Un plan parcellaire par section de commune, originellement établi à une échelle qui varie selon les densités entre le 1/5000 et le 1/1250e et un tableau d’assemblage qui permet la réunion des plans de section. S’y ajoute un recueil, sous forme tabulaire, donnant un état des sections par ordre topographique, et parcelle par parcelle, les noms des propriétaires en possessions au moment de l’exécution de la mise à jour, la nature de culture, la contenance et diverses indications de nature fiscale. S’y ajoute une matrice par ordre alphabétique des propriétaires (Bloch, 1929).

 

L’étymologie du terme cadastre montre combien l’évidence du plan dans certaines zones ne s’est imposé que tardivement « Emprunté au provencal, attesté sous la forme cathastre (libre del) en 1525 […], cadastre, emprunté lui-même à l’italien. catasto, catastro […] issu du vénitien catastico dès 1185 « liste de citoyens possédant une propriété imposable » […].), lui-même emprunté au grec byzantin (VIIIe-XIe s.) « compte [ : ligne par ligne] des taxes tenu par un collecteur. » (CNRTL https://www.cnrtl.fr/definition/cadastre ) La première utilisation connue d’un cadastre dans le bassin méditerranéen serait due à l’un des Sesostris, lignée de souverains égyptiens auquel Hérodote attribue l’invention. « Ce roi, d’après les prêtres partagea le sol entre tous les Égyptiens, attribuant à chacun un lot égal aux autres, carré, et c’est d’après cette répartition qu’il établit ses revenus, prescrivant qu’on payât une redevance annuelle. S’il arrivait que le fleuve (le Nil) enlevât à quelqu’un une partie de son lot […], lui, envoyait des gens pour mesurer de combien le terrain était amoindri afin qu’il fût fait […] une diminution dans le paiement de la redevance. […]. » (Hérodote, trad. 1948). Mais la lecture du fameux pétroglyphe de Bedolina dans le Val Camonica (province de Brescia, Italie), par certains spécialistes permettrait de déplacer les premiers cadastres parcellaires entre l’âge de Bronze et l’âge du Fer (Brocard, 2005). Quant à la répartition dans le monde, l’exemple du « Plano de papel de Maguey » montre que des cartographies de ce type existaient avant la conquête espagnole dans la vallée de Mexico (Mundy, 1998). Il ne s’agit ici que des cadastres avec plan, quant aux registres ils existaient probablement dans d’autres lieux même si les archives n’en n’ont pas toujours conservé la trace. De ce point de vue, le cadastre est à voir comme l’un des éléments probablement constants de la structuration des relations entre sociétés, appropriation et exploitations des sols.

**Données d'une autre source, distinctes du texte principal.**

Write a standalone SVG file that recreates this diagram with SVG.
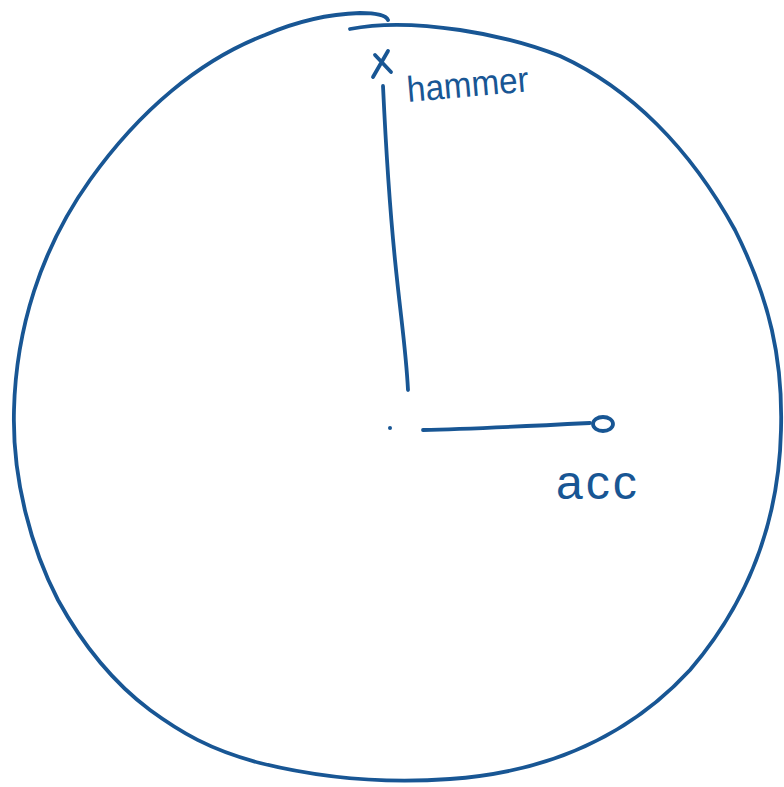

Si l’on tente une rapide histoire du cadastre en Europe, la première difficulté vient d’un autre usage métonymique du mot cadastre qui fait de certains parcellaires organisés, au sein desquels on trouve des régularités des cadastres. On aurait dans ce cadre des cadastres dès le VIe siècle avant notre ère (par exemple Galina, 2006), mais la relation avec un document de l’époque n’est avérée que lors de rares cas, comme celui du cadastre d’Orange découvert au XXe siècle et qui daterait de 72. En occident, on garde la trace de documents ecclésiastiques permettant le recouvrement de l’impôt, ou au moins la bonne gestion d’un domaine sous la forme de polyptyques ou de censiers, dès l’époque carolingienne. Ceux-ci pourraient dériver, selon Robert Fossier, du cadastre romain (Fossier, 1978). Dans la France du Moyen Âge naissent de nouvelles typologies telles que compoix (ou compoids) et estimes au sud et terriers au nord (Abbé, 2017 ; Rigaudière, 2006). Si la cartographie fiscale existe auparavant, elle ne se déploie réellement qu’aux XVIIe et XVIIIe siècles en se concentrant principalement dans une zone qui couvre Suède, Finlande États Allemands, Pays-Bas, Royaume-Uni, France, Autriche, Hongrie, Italie (Touzery, 2007 ; Verdier, 2015). L’un des plus beaux exemples de cadastre de cette période est le cadastre savoyard de 1738 dont les planches sont bien connues. C’est entre le second tiers du XVIIe et la première moitié du XIXe siècle que la question du rôle juridique du cadastre est posée. L’explication est probablement double, d’un côté la période est celle ou s’opère une grande mutation agraire dans certaines régions d’Europe, sous la forme du passage de champs ouverts à un système d’enclosure. D’un autre côté la période voit se façonner le concept moderne de propriété avec une remise en cause des équilibres sociaux issus de systèmes communautaires anciens. Au total, le cadastre va, dans certains pays devenir en plus de ses fonctions fiscales le lieu d’enregistrement de la propriété. Ce moment, qui voit se mettre en place un cadastre à l’échelle du pays est aussi celui de l’unification des formes par la puissance publique. Dans les pays où le cadastre était conçu comme devant lier registres et figuration cartographique, le projet de cadastre national fut parfois, comme dans le cas de la France au XIXe siècle ou celui de l’Espagne au XXe siècle, conçu comme devant participer à un projet plus vaste de cartographie précise du pays (Por-Juiz, 2008).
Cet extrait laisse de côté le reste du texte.